#### DATA EXTRACT

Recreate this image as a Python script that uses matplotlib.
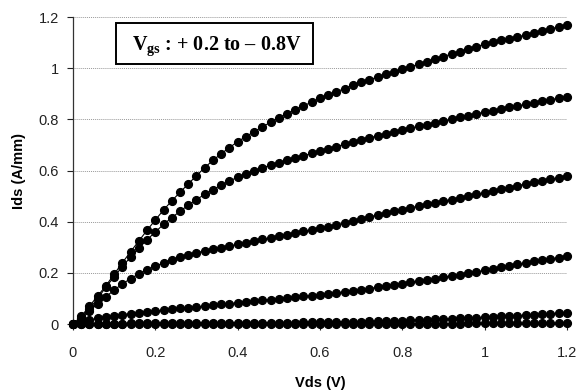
import numpy as np
import matplotlib.pyplot as plt
from matplotlib.patches import Rectangle

plt.rcParams['font.family'] = ['Liberation Sans', 'DejaVu Sans']
plt.rcParams['mathtext.fontset'] = 'custom'
plt.rcParams['mathtext.rm'] = 'Liberation Serif:bold'
plt.rcParams['mathtext.bf'] = 'Liberation Serif:bold'

# drain voltage, 0.02 V steps
vds = np.arange(61) * 0.02

# drain current (A/mm), one list per gate voltage
ids_p02 = [0, 0.03, 0.07, 0.11, 0.15, 0.195, 0.24, 0.283, 0.325, 0.367,
           0.407, 0.446, 0.482, 0.515, 0.548, 0.58, 0.612, 0.64, 0.666, 0.69,
           0.713, 0.733, 0.752, 0.771, 0.789, 0.806, 0.822, 0.838, 0.853, 0.868,
           0.882, 0.895, 0.908, 0.921, 0.933, 0.945, 0.955, 0.966, 0.976, 0.986,
           0.996, 1.006, 1.016, 1.026, 1.036, 1.046, 1.056, 1.065, 1.075, 1.085,
           1.094, 1.102, 1.109, 1.116, 1.123, 1.13, 1.138, 1.146, 1.154, 1.162,
           1.17]
ids_0 = [0, 0.022, 0.06, 0.1, 0.145, 0.185, 0.225, 0.262, 0.297, 0.33,
         0.36, 0.39, 0.416, 0.441, 0.465, 0.487, 0.507, 0.526, 0.543, 0.559,
         0.574, 0.588, 0.6, 0.611, 0.621, 0.631, 0.64, 0.649, 0.658, 0.667,
         0.676, 0.685, 0.694, 0.703, 0.712, 0.72, 0.728, 0.736, 0.744, 0.752,
         0.759, 0.766, 0.773, 0.78, 0.787, 0.794, 0.801, 0.808, 0.815, 0.822,
         0.829, 0.835, 0.841, 0.847, 0.853, 0.859, 0.865, 0.871, 0.877, 0.883,
         0.889]
ids_m02 = [0, 0.02, 0.05, 0.08, 0.107, 0.133, 0.157, 0.178, 0.196, 0.212,
           0.226, 0.24, 0.252, 0.262, 0.271, 0.279, 0.286, 0.292, 0.298, 0.305,
           0.312, 0.318, 0.325, 0.331, 0.337, 0.344, 0.35, 0.356, 0.362, 0.368,
           0.374, 0.381, 0.388, 0.395, 0.403, 0.411, 0.419, 0.427, 0.434, 0.441,
           0.448, 0.455, 0.461, 0.468, 0.474, 0.481, 0.487, 0.494, 0.5, 0.507,
           0.514, 0.52, 0.527, 0.534, 0.541, 0.548, 0.554, 0.56, 0.566, 0.572,
           0.578]
ids_m04 = [0, 0.008, 0.016, 0.023, 0.029, 0.033, 0.037, 0.041, 0.045, 0.048,
           0.051, 0.054, 0.058, 0.061, 0.064, 0.067, 0.07, 0.073, 0.077, 0.08,
           0.083, 0.087, 0.09, 0.093, 0.096, 0.099, 0.102, 0.105, 0.108, 0.111,
           0.114, 0.118, 0.122, 0.126, 0.13, 0.134, 0.139, 0.144, 0.148, 0.153,
           0.158, 0.163, 0.168, 0.173, 0.178, 0.183, 0.188, 0.193, 0.199, 0.204,
           0.21, 0.216, 0.222, 0.228, 0.234, 0.24, 0.245, 0.25, 0.255, 0.26,
           0.265]
ids_m06 = [0, 0.001, 0.001, 0.002, 0.002, 0.002, 0.002, 0.003, 0.003, 0.003,
           0.003, 0.003, 0.003, 0.004, 0.004, 0.004, 0.004, 0.004, 0.004, 0.005,
           0.005, 0.005, 0.005, 0.005, 0.006, 0.006, 0.006, 0.006, 0.007, 0.007,
           0.007, 0.008, 0.008, 0.009, 0.009, 0.01, 0.011, 0.011, 0.012, 0.013,
           0.014, 0.015, 0.016, 0.017, 0.018, 0.019, 0.021, 0.022, 0.024, 0.025,
           0.027, 0.028, 0.03, 0.032, 0.033, 0.035, 0.037, 0.039, 0.041, 0.043,
           0.045]
ids_m08 = [0, 0, 0, 0, 0, 0, 0, 0, 0, 0,
           0.001, 0.001, 0.001, 0.001, 0.001, 0.001, 0.001, 0.001, 0.001, 0.001,
           0.001, 0.001, 0.001, 0.001, 0.001, 0.001, 0.001, 0.001, 0.001, 0.001,
           0.002, 0.002, 0.002, 0.002, 0.002, 0.002, 0.002, 0.002, 0.002, 0.002,
           0.002, 0.002, 0.002, 0.002, 0.002, 0.002, 0.002, 0.002, 0.003, 0.003,
           0.003, 0.003, 0.003, 0.003, 0.003, 0.003, 0.003, 0.003, 0.003, 0.003,
           0.003]

curves = [ids_p02, ids_0, ids_m02, ids_m04, ids_m06, ids_m08]
ticks = [0, 0.2, 0.4, 0.6, 0.8, 1, 1.2]
tick_labels = ['0', '0.2', '0.4', '0.6', '0.8', '1', '1.2']

fig = plt.figure(figsize=(5.82, 3.9), dpi=100)
ax = fig.add_axes([0.1254, 0.169, 0.8486, 0.787])

for c in curves:
    ax.plot(vds, c, color='black', lw=0.8, marker='o', ms=5.6,
            mec='black', mfc='black', clip_on=False, zorder=3)

ax.set_xlim(0, 1.2)
ax.set_ylim(0, 1.2)
ax.set_xticks(ticks)
ax.set_xticklabels(tick_labels)
ax.set_yticks(ticks)
ax.set_yticklabels(tick_labels)
ax.tick_params(labelsize=10.5, colors='#222222', length=4, width=0.8)
ax.tick_params(axis='x', pad=12)
ax.tick_params(axis='y', pad=6)

ax.yaxis.grid(True, linestyle=(0, (1, 1)), color='#999999', lw=0.7)
ax.set_axisbelow(True)
for s in ['top', 'right']:
    ax.spines[s].set_visible(False)
for s in ['left', 'bottom']:
    ax.spines[s].set_color('#333333')
    ax.spines[s].set_linewidth(0.9)

ax.set_xlabel('Vds (V)', fontsize=10.5, fontweight='bold', labelpad=11)
ax.set_ylabel('Ids (A/mm)', fontsize=10.5, fontweight='bold', labelpad=9)

# label box
ax.add_patch(Rectangle((0.088, 0.847), 0.398, 0.133, transform=ax.transAxes,
                       fc='white', ec='black', lw=1.4, zorder=4, clip_on=False))
ax.text(0.119, 0.893, r'$\mathbf{V_{gs}}$ : + 0.2 to – 0.8V', transform=ax.transAxes,
        family=['Liberation Serif', 'DejaVu Serif'], fontsize=14.5,
        fontweight='bold', va='baseline', ha='left', zorder=5)

fig.savefig('out.png', dpi=100)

#### WHAT TO DO
Leave the images out, please, and restate each line word for word.

#### SOLUTION TO THIS EXERCISE
Recreate this image as a Python script that uses matplotlib.
import numpy as np
import matplotlib.pyplot as plt
from matplotlib.patches import Rectangle

plt.rcParams['font.family'] = ['Liberation Sans', 'DejaVu Sans']
plt.rcParams['mathtext.fontset'] = 'custom'
plt.rcParams['mathtext.rm'] = 'Liberation Serif:bold'
plt.rcParams['mathtext.bf'] = 'Liberation Serif:bold'

# drain voltage, 0.02 V steps
vds = np.arange(61) * 0.02

# drain current (A/mm), one list per gate voltage
ids_p02 = [0, 0.03, 0.07, 0.11, 0.15, 0.195, 0.24, 0.283, 0.325, 0.367,
           0.407, 0.446, 0.482, 0.515, 0.548, 0.58, 0.612, 0.64, 0.666, 0.69,
           0.713, 0.733, 0.752, 0.771, 0.789, 0.806, 0.822, 0.838, 0.853, 0.868,
           0.882, 0.895, 0.908, 0.921, 0.933, 0.945, 0.955, 0.966, 0.976, 0.986,
           0.996, 1.006, 1.016, 1.026, 1.036, 1.046, 1.056, 1.065, 1.075, 1.085,
           1.094, 1.102, 1.109, 1.116, 1.123, 1.13, 1.138, 1.146, 1.154, 1.162,
           1.17]
ids_0 = [0, 0.022, 0.06, 0.1, 0.145, 0.185, 0.225, 0.262, 0.297, 0.33,
         0.36, 0.39, 0.416, 0.441, 0.465, 0.487, 0.507, 0.526, 0.543, 0.559,
         0.574, 0.588, 0.6, 0.611, 0.621, 0.631, 0.64, 0.649, 0.658, 0.667,
         0.676, 0.685, 0.694, 0.703, 0.712, 0.72, 0.728, 0.736, 0.744, 0.752,
         0.759, 0.766, 0.773, 0.78, 0.787, 0.794, 0.801, 0.808, 0.815, 0.822,
         0.829, 0.835, 0.841, 0.847, 0.853, 0.859, 0.865, 0.871, 0.877, 0.883,
         0.889]
ids_m02 = [0, 0.02, 0.05, 0.08, 0.107, 0.133, 0.157, 0.178, 0.196, 0.212,
           0.226, 0.24, 0.252, 0.262, 0.271, 0.279, 0.286, 0.292, 0.298, 0.305,
           0.312, 0.318, 0.325, 0.331, 0.337, 0.344, 0.35, 0.356, 0.362, 0.368,
           0.374, 0.381, 0.388, 0.395, 0.403, 0.411, 0.419, 0.427, 0.434, 0.441,
           0.448, 0.455, 0.461, 0.468, 0.474, 0.481, 0.487, 0.494, 0.5, 0.507,
           0.514, 0.52, 0.527, 0.534, 0.541, 0.548, 0.554, 0.56, 0.566, 0.572,
           0.578]
ids_m04 = [0, 0.008, 0.016, 0.023, 0.029, 0.033, 0.037, 0.041, 0.045, 0.048,
           0.051, 0.054, 0.058, 0.061, 0.064, 0.067, 0.07, 0.073, 0.077, 0.08,
           0.083, 0.087, 0.09, 0.093, 0.096, 0.099, 0.102, 0.105, 0.108, 0.111,
           0.114, 0.118, 0.122, 0.126, 0.13, 0.134, 0.139, 0.144, 0.148, 0.153,
           0.158, 0.163, 0.168, 0.173, 0.178, 0.183, 0.188, 0.193, 0.199, 0.204,
           0.21, 0.216, 0.222, 0.228, 0.234, 0.24, 0.245, 0.25, 0.255, 0.26,
           0.265]
ids_m06 = [0, 0.001, 0.001, 0.002, 0.002, 0.002, 0.002, 0.003, 0.003, 0.003,
           0.003, 0.003, 0.003, 0.004, 0.004, 0.004, 0.004, 0.004, 0.004, 0.005,
           0.005, 0.005, 0.005, 0.005, 0.006, 0.006, 0.006, 0.006, 0.007, 0.007,
           0.007, 0.008, 0.008, 0.009, 0.009, 0.01, 0.011, 0.011, 0.012, 0.013,
           0.014, 0.015, 0.016, 0.017, 0.018, 0.019, 0.021, 0.022, 0.024, 0.025,
           0.027, 0.028, 0.03, 0.032, 0.033, 0.035, 0.037, 0.039, 0.041, 0.043,
           0.045]
ids_m08 = [0, 0, 0, 0, 0, 0, 0, 0, 0, 0,
           0.001, 0.001, 0.001, 0.001, 0.001, 0.001, 0.001, 0.001, 0.001, 0.001,
           0.001, 0.001, 0.001, 0.001, 0.001, 0.001, 0.001, 0.001, 0.001, 0.001,
           0.002, 0.002, 0.002, 0.002, 0.002, 0.002, 0.002, 0.002, 0.002, 0.002,
           0.002, 0.002, 0.002, 0.002, 0.002, 0.002, 0.002, 0.002, 0.003, 0.003,
           0.003, 0.003, 0.003, 0.003, 0.003, 0.003, 0.003, 0.003, 0.003, 0.003,
           0.003]

curves = [ids_p02, ids_0, ids_m02, ids_m04, ids_m06, ids_m08]
ticks = [0, 0.2, 0.4, 0.6, 0.8, 1, 1.2]
tick_labels = ['0', '0.2', '0.4', '0.6', '0.8', '1', '1.2']

fig = plt.figure(figsize=(5.82, 3.9), dpi=100)
ax = fig.add_axes([0.1254, 0.169, 0.8486, 0.787])

for c in curves:
    ax.plot(vds, c, color='black', lw=0.8, marker='o', ms=5.6,
            mec='black', mfc='black', clip_on=False, zorder=3)

ax.set_xlim(0, 1.2)
ax.set_ylim(0, 1.2)
ax.set_xticks(ticks)
ax.set_xticklabels(tick_labels)
ax.set_yticks(ticks)
ax.set_yticklabels(tick_labels)
ax.tick_params(labelsize=10.5, colors='#222222', length=4, width=0.8)
ax.tick_params(axis='x', pad=12)
ax.tick_params(axis='y', pad=6)

ax.yaxis.grid(True, linestyle=(0, (1, 1)), color='#999999', lw=0.7)
ax.set_axisbelow(True)
for s in ['top', 'right']:
    ax.spines[s].set_visible(False)
for s in ['left', 'bottom']:
    ax.spines[s].set_color('#333333')
    ax.spines[s].set_linewidth(0.9)

ax.set_xlabel('Vds (V)', fontsize=10.5, fontweight='bold', labelpad=11)
ax.set_ylabel('Ids (A/mm)', fontsize=10.5, fontweight='bold', labelpad=9)

# label box
ax.add_patch(Rectangle((0.088, 0.847), 0.398, 0.133, transform=ax.transAxes,
                       fc='white', ec='black', lw=1.4, zorder=4, clip_on=False))
ax.text(0.119, 0.893, r'$\mathbf{V_{gs}}$ : + 0.2 to – 0.8V', transform=ax.transAxes,
        family=['Liberation Serif', 'DejaVu Serif'], fontsize=14.5,
        fontweight='bold', va='baseline', ha='left', zorder=5)

fig.savefig('out.png', dpi=100)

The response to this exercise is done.